Fourth, the duty of good faith under the Employment Relations Act is a substantive obligation. It requires employers to be active, constructive, responsive, and communicative. A formulaic approach — offering a brief check-in or providing an embargoed copy 24 hours before a public release — is unlikely to satisfy this standard, particularly in the context of major organisational change affecting hundreds of roles.

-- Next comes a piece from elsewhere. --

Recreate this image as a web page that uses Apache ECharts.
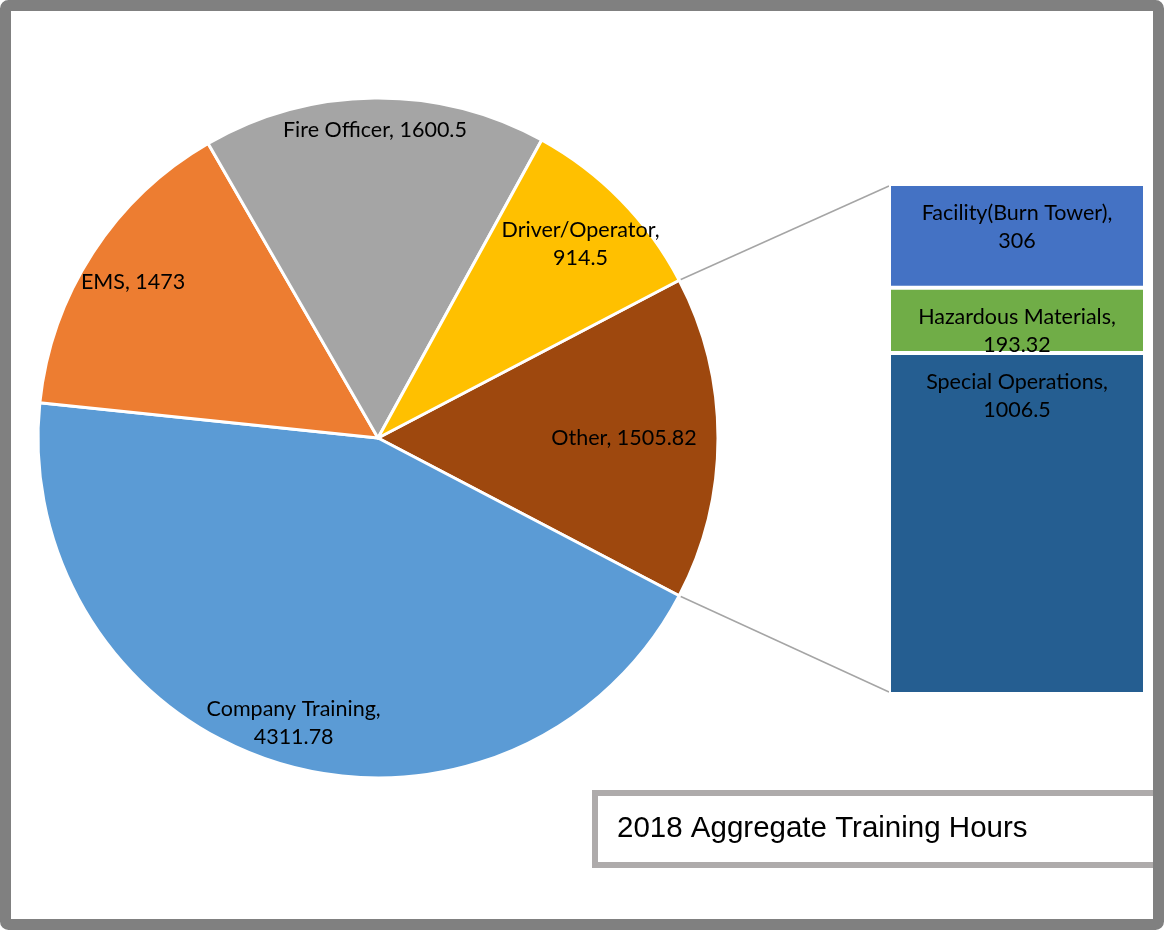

Finally, the obligation to consult with unions under a collective agreement sits alongside, but is distinct from, the obligation to consult with individual affected employees. Engaging with individual staff — as FENZ did when it contacted affected employees on the evening of 10 November — does not discharge the separate requirement to consult with the union as a party to the collective agreement. Employers undertaking a disciplinary or restructuring process should ensure that both obligations are met in sequence and with sufficient time for meaningful engagement.
The broader context
The FENZ determination sits against a backdrop of significant upheaval in the organisation. The NZPFU has been engaged in industrial action since August 2025, including rolling one-hour strikes at career-staffed stations, as part of a protracted dispute over a successor collective agreement that expired in June 2024. The restructure was widely seen by both unions as undermining the bargaining process that was simultaneously under way.
For employers across New Zealand, regardless of sector, this case is an important reminder that consultation is not a box to be ticked. It is a substantive process with legal consequences when it falls short. The distinction between informing employees of a decision and genuinely consulting them before a decision is made remains at the heart of good faith obligations under New Zealand employment law.